Creating your own networking plan comes in handy here. It can be as simple as a spreadsheet with the names and contact information of people in your circle. And as soon as you make new contacts, enter their info into your spreadsheet ASAP—there’s no sense in getting someone’s business card if it gets lost in your junk drawer. Your networking plan should also document each person’s level of importance in your network, how frequently you want to connect with them each year, and a short sentence describing your most recent interaction. Defining these networking goals will prevent a VIP contact from slipping through the cracks. It might sound exhaustive, but no doubt it’ll help you keep your people straight.

Your Short-Term Focus: Leveraging Relationships

This is where all of your long-term networking can really pay off. If you’ve been laid off or need to quickly find a new job, then you’ll need to leverage your network to get as many job leads, referrals, and recommendations as soon as possible. “Short-term networking means that you need something specific and you need it right now,” Thomas says.

1. Start with your “easiest” contacts.

The key here is asking the right things of the right people. If you’re looking for a recommendation, for example, you’re going to want to ask the people in your network who know you best and are most eager to help you. But if you need advice or a referral, you might also be looking to leverage your contacts in the middle-to-low familiarity range. “Pick up the phone or send them a personal note to say, ‘You’re someone I really admire and trust. I’d love to have a quick 10-minute conversation to get your advice.’ Most people, especially when they know you, will give you 10 minutes,” Thomas says.

2. Reach out the right way.

Keep your conversations brief and positive, especially if it’s a contact you aren’t really friends with. Remember, the phone call is only for 10 minutes, so share very briefly your key accomplishments, the type of position you’re looking for, and ask if they become aware of any job openings to please let you know. Don’t even think about mentioning what a pain your last manager was, or how unorganized your last company was. You want to sound excited about new opportunities and appreciative of the person’s time. And always thank your contacts, especially if their referrals and advice helped you land a new job or learn a new skill. It never hurts to send a thank you note.

3. Expand your network.

This is a short-term networking strategy that can also work in the long-term, i.e. if you’re just trying to acquire more contacts and don’t need something specific right now. Encourage people in your network to put you in contact with others in their networks who might be able to help you find what you’re looking for. “Finish your calls by asking if there’s anyone in their network whom they recommend you talk to,” Thomas says. “I’ve asked this question to my network many times, and my clients have done this as well, with terrific results. People are very willing to help us—we just need to ask!”
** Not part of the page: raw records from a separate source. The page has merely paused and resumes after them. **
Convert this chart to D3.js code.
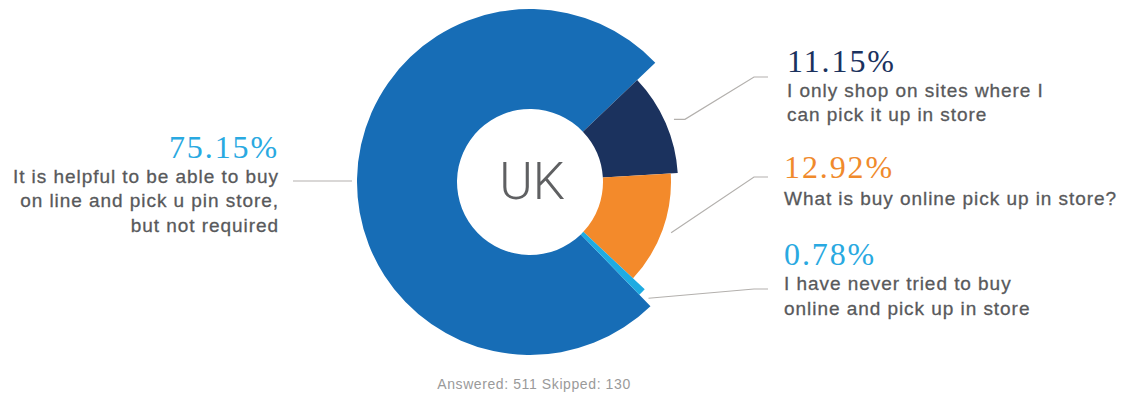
<!DOCTYPE html>
<html>
<head>
<meta charset="utf-8">
<script src="https://cdn.jsdelivr.net/npm/d3@7"></script>
<style>
  html, body { margin: 0; padding: 0; background: #fff; }
  svg { display: block; }
</style>
</head>
<body>
<svg id="chart" width="1131" height="394"></svg>
<script>
// Survey answers (UK): category text and their shares in percent
const categories = [
  "It is helpful to be able to buy on line and pick u pin store, but not required",
  "I only shop on sites where I can pick it up in store",
  "What is buy online pick up in store?",
  "I have never tried to buy online and pick up in store"
];
const shares = [75.15, 11.15, 12.92, 0.78];
const labelLines = [
  ["It is helpful to be able to buy", "on line and pick u pin store,", "but not required"],
  ["I only shop on sites where I", "can pick it up in store"],
  ["What is buy online pick up in store?"],
  ["I have never tried to buy", "online and pick up in store"]
];
const centerLabel = "UK";
const footnote = "Answered: 511 Skipped: 130";

// Styling
const sliceColors = ["#176db6", "#1b325e", "#f38a2b", "#1eabe2"];
const pctColors = ["#29a9e1", "#1b325e", "#f08a2c", "#29a9e1"];
const outerRadii = [173, 148, 141, 157];
const innerRadius = 73;
const cx = 530, cy = 182;
const firstSliceEndDeg = 46.4; // where the large slice ends, clockwise from 12 o'clock

const svg = d3.select("#chart");
const g = svg.append("g").attr("transform", `translate(${cx},${cy})`);

const total = d3.sum(shares);
const rad = d => d * Math.PI / 180;
const start = rad(firstSliceEndDeg) - shares[0] / total * 2 * Math.PI;

const pie = d3.pie().sort(null).value(d => d)
  .startAngle(start).endAngle(start + 2 * Math.PI);
const arcs = pie(shares);

const arc = d3.arc()
  .innerRadius(innerRadius)
  .outerRadius(d => outerRadii[d.index]);

g.selectAll("path.slice")
  .data(arcs)
  .join("path")
  .attr("class", "slice")
  .attr("d", arc)
  .attr("fill", (d, i) => sliceColors[i]);

// Centre label
g.append("text")
  .attr("x", 2).attr("y", 17)
  .attr("text-anchor", "middle")
  .attr("font-family", "Roboto, 'Liberation Sans', sans-serif")
  .attr("font-weight", 300)
  .attr("font-size", 51)
  .attr("fill", "#5f6062")
  .text(centerLabel);

// Label blocks: anchor x, percent baseline, first text baseline, leader y
const labelLayout = [
  { x: 279, pctY: 158, textY: 182.5, side: "left", lineY: 181 },
  { x: 787, pctY: 72, textY: 96.5, side: "right", lineY: 77, stub: 11 },
  { x: 784, pctY: 177.5, textY: 204.5, side: "right", lineY: 177 },
  { x: 784, pctY: 264.5, textY: 290, side: "right", lineY: 289 }
];
const lineStep = 24.6;
const fmt = d3.format(".2f");

const labels = svg.append("g");
arcs.forEach((d, i) => {
  const L = labelLayout[i];
  const anchor = L.side === "left" ? "end" : "start";
  labels.append("text")
    .attr("x", L.x).attr("y", L.pctY)
    .attr("text-anchor", anchor)
    .attr("font-family", "'Liberation Serif', 'DejaVu Serif', serif")
    .attr("font-size", 32)
    .attr("letter-spacing", 1.9)
    .attr("fill", pctColors[i])
    .text(fmt(shares[i]) + "%");
  labelLines[i].forEach((line, j) => {
    labels.append("text")
      .attr("x", L.x).attr("y", L.textY + j * lineStep)
      .attr("text-anchor", anchor)
      .attr("font-family", "'Liberation Sans', Arial, sans-serif")
      .attr("font-size", 19)
      .attr("letter-spacing", 0.95)
      .attr("fill", "#58595b")
      .attr("stroke", "#58595b")
      .attr("stroke-width", 0.3)
      .text(line);
  });

  // Leader line from the slice to its label
  const mid = (d.startAngle + d.endAngle) / 2;
  const r = outerRadii[i] + (L.side === "left" ? 5 : 9);
  const sx = cx + r * Math.sin(mid), sy = cy - r * Math.cos(mid);
  let pts;
  if (L.side === "left") {
    pts = [[sx, L.lineY], [293, L.lineY]];
  } else {
    const stub = L.stub || 0;
    if (Math.abs(sy - L.lineY) < 4) {
      pts = [[sx, L.lineY], [768, L.lineY]];
    } else {
      pts = [[sx, sy], [sx + stub, sy], [754, L.lineY], [768, L.lineY]];
    }
  }
  labels.append("path")
    .attr("d", d3.line()(pts))
    .attr("fill", "none")
    .attr("stroke", "#b3b0ad")
    .attr("stroke-width", 1.2);
});

// Footnote
svg.append("text")
  .attr("x", 534).attr("y", 389)
  .attr("text-anchor", "middle")
  .attr("font-family", "'Liberation Sans', Arial, sans-serif")
  .attr("font-size", 14)
  .attr("letter-spacing", 0.6)
  .attr("fill", "#9a9a9a")
  .text(footnote);
</script>
</body>
</html>
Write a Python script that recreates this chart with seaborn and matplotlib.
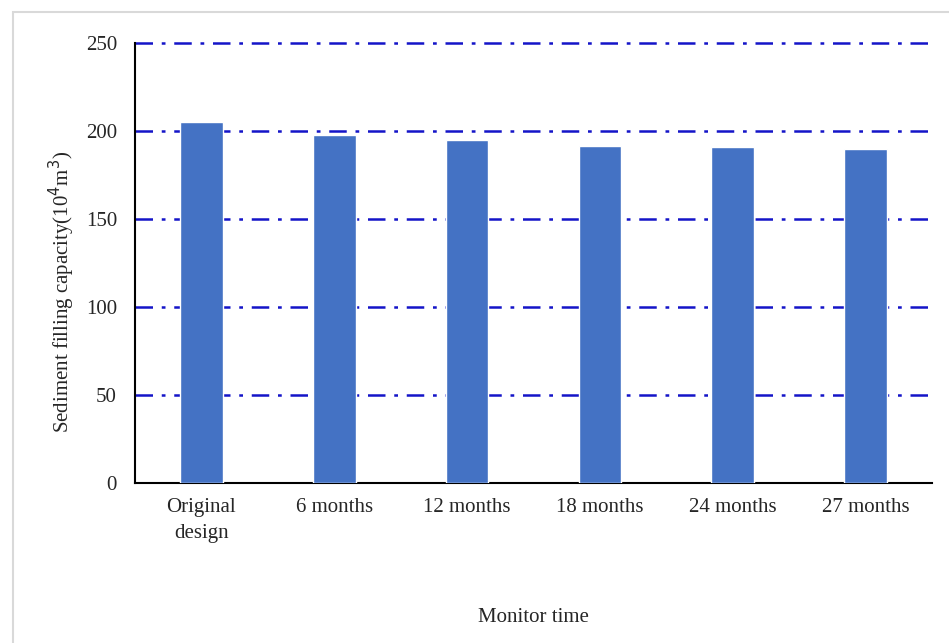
import matplotlib
matplotlib.use('Agg')
import matplotlib.pyplot as plt
import seaborn as sns
import pandas as pd
from matplotlib.patches import Rectangle

# datos
periods = ['Original\ndesign', '6 months', '12 months', '18 months', '24 months', '27 months']
capacity = [205.1, 197.6, 194.8, 191.4, 190.8, 189.8]
y_ticks = [0, 50, 100, 150, 200, 250]

df = pd.DataFrame({'period': periods, 'capacity': capacity})

sns.set_style('white')
plt.rcParams['font.family'] = ['Liberation Serif', 'DejaVu Serif']

fig = plt.figure(figsize=(9.49, 6.43), dpi=100)
# marco gris claro alrededor de la figura
fig.patches.append(Rectangle((13 / 949, -0.05), 1.1, 1 - 12 / 643 + 0.05,
                             transform=fig.transFigure, fill=False,
                             edgecolor='#d9d9d9', linewidth=1.5))

ax = fig.add_axes([135 / 949, 1 - 483 / 643, 797 / 949, 440 / 643])
sns.barplot(data=df, x='period', y='capacity', color='#4472C4',
            width=0.32, saturation=1, ax=ax, zorder=3)

ax.set_ylim(0, 250)
ax.set_yticks(y_ticks)
ax.set_xlim(-0.5, len(periods) - 0.5)
for t in y_ticks[1:]:
    ax.axhline(t, color='#1414c8', linestyle=(0, (7, 3.5, 1.5, 3.5)),
               linewidth=1.8, zorder=1, clip_on=False)

for side in ['top', 'right']:
    ax.spines[side].set_visible(False)
ax.spines['left'].set_color('black')
ax.spines['bottom'].set_color('black')
ax.spines['left'].set_linewidth(1.5)
ax.spines['bottom'].set_linewidth(1.5)
ax.spines['left'].set_zorder(4)

ax.tick_params(axis='both', length=0, labelsize=15)
ax.tick_params(axis='y', pad=13)
ax.tick_params(axis='x', pad=11)
for lbl in ax.get_xticklabels():
    lbl.set_linespacing(1.45)
ax.set_xlabel('Monitor time', fontsize=15, labelpad=47)
ax.set_ylabel('Sediment filling capacity(10$^4$m$^3$)', fontsize=15)
ax.yaxis.set_label_coords(-0.073, 0.435)

fig.savefig('out.png', dpi=100)
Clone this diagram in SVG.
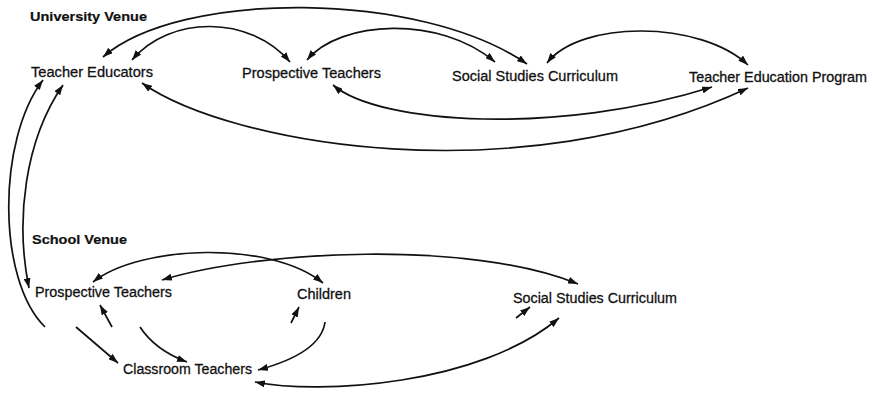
<svg xmlns="http://www.w3.org/2000/svg" width="874" height="395" viewBox="0 0 874 395">
<style>
text{font-family:"Liberation Sans",Arial,Helvetica,sans-serif;fill:#111;font-size:15.3px;stroke:#111;stroke-width:0.3}
.h{font-weight:bold;font-size:13px;stroke-width:0.2}
.c path{fill:none;stroke:#111;stroke-width:1.7;stroke-linecap:butt}
.d{marker-start:url(#ah);marker-end:url(#ah)}
.s{marker-end:url(#ah)}
</style>
<defs>
<marker id="ah" viewBox="0 0 10 7" refX="10" refY="3.5" markerUnits="userSpaceOnUse" markerWidth="10" markerHeight="7" orient="auto-start-reverse">
<path d="M0,0 L10,3.5 L0,7 Z" fill="#111"/>
</marker>
</defs>
<rect width="874" height="395" fill="#fff"/>
<g id="label-university"><text class="h" x="30" y="21" textLength="117" lengthAdjust="spacingAndGlyphs">University Venue</text></g>
<g id="label-school"><text class="h" x="32" y="244" textLength="95" lengthAdjust="spacingAndGlyphs">School Venue</text></g>
<g id="u-teacher-educators"><text x="31" y="76.5" textLength="122" lengthAdjust="spacingAndGlyphs">Teacher Educators</text></g>
<g id="u-prospective-teachers"><text x="242" y="78" textLength="139" lengthAdjust="spacingAndGlyphs">Prospective Teachers</text></g>
<g id="u-social-studies"><text x="452" y="81" textLength="166" lengthAdjust="spacingAndGlyphs">Social Studies Curriculum</text></g>
<g id="u-teacher-education-program"><text x="689" y="82" style="font-size:14.2px" textLength="178" lengthAdjust="spacingAndGlyphs">Teacher Education Program</text></g>
<g id="s-prospective-teachers"><text x="35" y="297" textLength="137" lengthAdjust="spacingAndGlyphs">Prospective Teachers</text></g>
<g id="s-children"><text x="297" y="299" textLength="54" lengthAdjust="spacingAndGlyphs">Children</text></g>
<g id="s-classroom-teachers"><text x="123" y="374" textLength="129" lengthAdjust="spacingAndGlyphs">Classroom Teachers</text></g>
<g id="s-social-studies"><text x="513" y="303" textLength="164" lengthAdjust="spacingAndGlyphs">Social Studies Curriculum</text></g>
<g id="connectors" class="c">
<path class="d" d="M103,57 C180,-10 420,-10 527,64"/>
<path class="d" d="M132,60 C170,15 250,15 290,62"/>
<path class="d" d="M307,60 C340,20 440,15 495,62"/>
<path class="d" d="M547,63 C580,20 700,20 748,65"/>
<path class="d" d="M333,85 C380,125 560,135 712,87"/>
<path class="d" d="M142,83 C230,145 520,195 748,88"/>
<path class="s" d="M45,327 C-3,280 -3,140 43,80"/>
<path class="d" d="M63,85 C25,140 15,220 29,288"/>
<path class="d" d="M93,282 C140,245 270,240 323,283"/>
<path class="d" d="M162,280 C260,250 470,240 578,284"/>
<path class="d" d="M255,382 C320,395 480,385 559,318"/>
<path class="s" d="M325,322 C322,345 295,360 258,370"/>
<path class="s" d="M76,327 L118,363"/>
<path class="s" d="M140,327 Q155,350 187,362"/>
<path class="s" d="M112,327 L100,305"/>
<path class="s" d="M291,323 L299,307"/>
<path class="s" d="M516,318 L530,307"/>
</g>
</svg>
And unless you haven’t quit your job yet, you want the whole world to know you’re looking for a job. It’s a good idea to let as many contacts as possible know you’re looking, that way your name will be top-of-mind when they hear about positions that could be perfect for you. If you can, update your Levo, LinkedIn, and maybe even your social media profiles to say you’re on the job hunt. The more people who know you’re looking for a job, the more advice, job leads, and referrals you’ll get sent your way.